Patrick Marshall answers your personal-technology questions each week.
Q: When I try to access some websites (in this case, Southwest Airlines), I get this message: “You don’t have permission to access http://www.southwest.com/ on this server.”
I tried accessing this website with Firefox, Chrome and Internet Explorer and I get this message with all of them. Any suggestions on how to access this website?
— Jane Condit
A: Is the computer you’re using on a home network or a business network? If the former, has anyone installed any sort of parental software?
Businesses commonly block access to certain types of websites in an effort, often futile, to keep employees focused on their work. And parental software that aims to block access to nefarious sites by children sometimes may also block non-nefarious sites.
Two simple steps will help you narrow down the possibilities. First, try accessing the site while connected to a different network. Secondly, try accessing the site using a different computer. If the problem persists when connected to a different network, it likely stems from software on that computer — a software firewall, a virtual private network or parental software. If the problem goes away — and especially if the other computer has the problem on the first network — the problem is more likely blocking being imposed by a network administrator.
Q: A couple of years ago, I jostled a little thumb drive while it was inserted into my MacBook Air. Evidently, I warped it as it’s no longer accessible. A repair shop wanted to charge me $45 to inspect it to see if it was repairable, but I declined. Is there any point in my keeping it?
— John Medlin
A: The first thing I’d do is try that thumb drive in another computer. If it works, at least you can retrieve any data you want to keep. If it doesn’t work, and if you don’t really need any of the data on the drive, I’d toss it and get another one.
Q: I have an ASUS laptop that is about 5 years old. I regularly download snapshots from email and Facebook to my desktop. About four or five months ago when I attempted to download a picture, I got a message that said: “There are no more files,” and it would not download. It stayed that way for a couple months, then corrected itself. A few weeks ago the problem came back.

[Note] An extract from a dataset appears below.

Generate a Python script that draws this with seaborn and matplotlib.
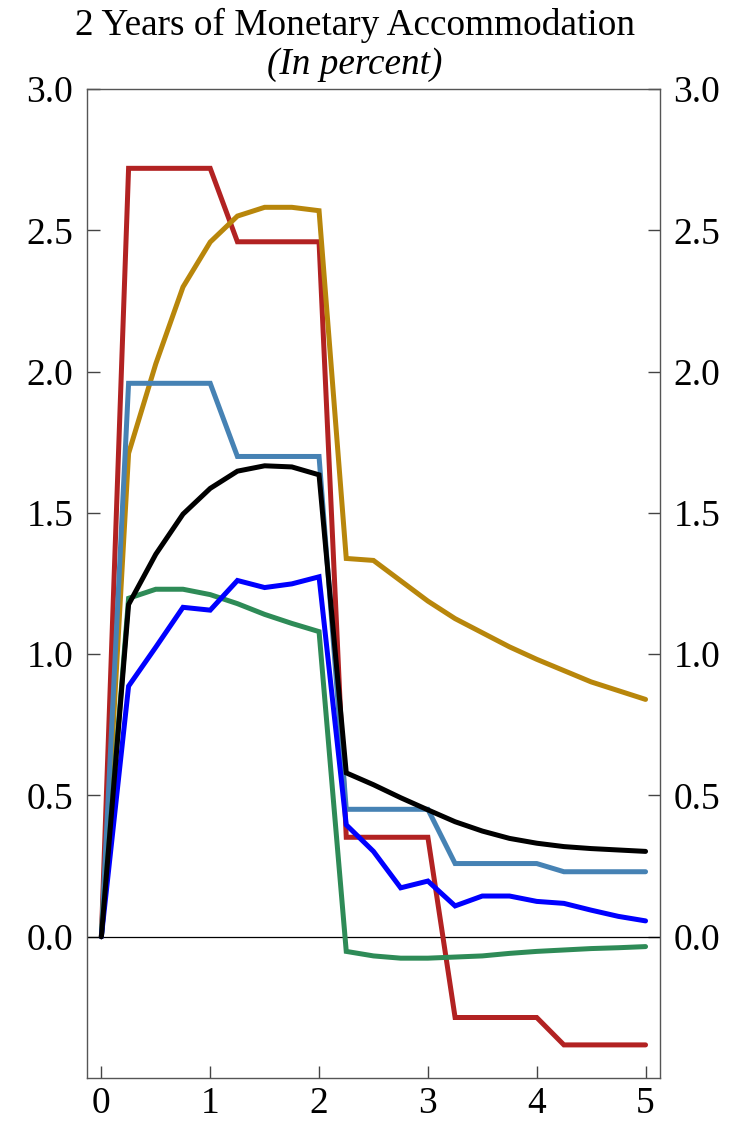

When I searched Google for a fix, there was a plethora of them, all sort of ambiguous. One that caught my eye said the cause was one of those “automatic updates” that appear from time to time where it warns you not to turn off your computer, and was specific to ASUS computers. Can you help?
— Greg Hanseroth, Seattle
A: Sounds to me like something is preventing the operating system from properly managing data on the computer’s drive. What’s not clear is whether the problem is a hardware problem or a software problem. You may have a corrupt drive or, yes, a critical system file may have been corrupted during an operating system update. You’ll find detailed instructions for troubleshooting this sort of problem here: http://st.news/microsoft-answers
Q: When I get an email from someone that contains pictures, they show just fine. But when I try to forward it, the pictures are not there; only the URL plus a lot of other junk. I’ve tried forwarding it to myself, and it comes without pictures. If I look through all the junk to find the URL, it does in fact open the picture, but in my browser, not in the email. Can you figure out why this happens, and what the fix is?
— Donald Haff
A: There’s a good deal of chatter on Thunderbird forums about users having difficulty displaying images in emails. The best suggestion I could find is to check whether your Thunderbird client is configured to “Use System Proxy Settings.” If so, change it to “No Proxy” and see what happens. Reportedly, an update to at least some Thunderbird clients resulted in that setting being changed.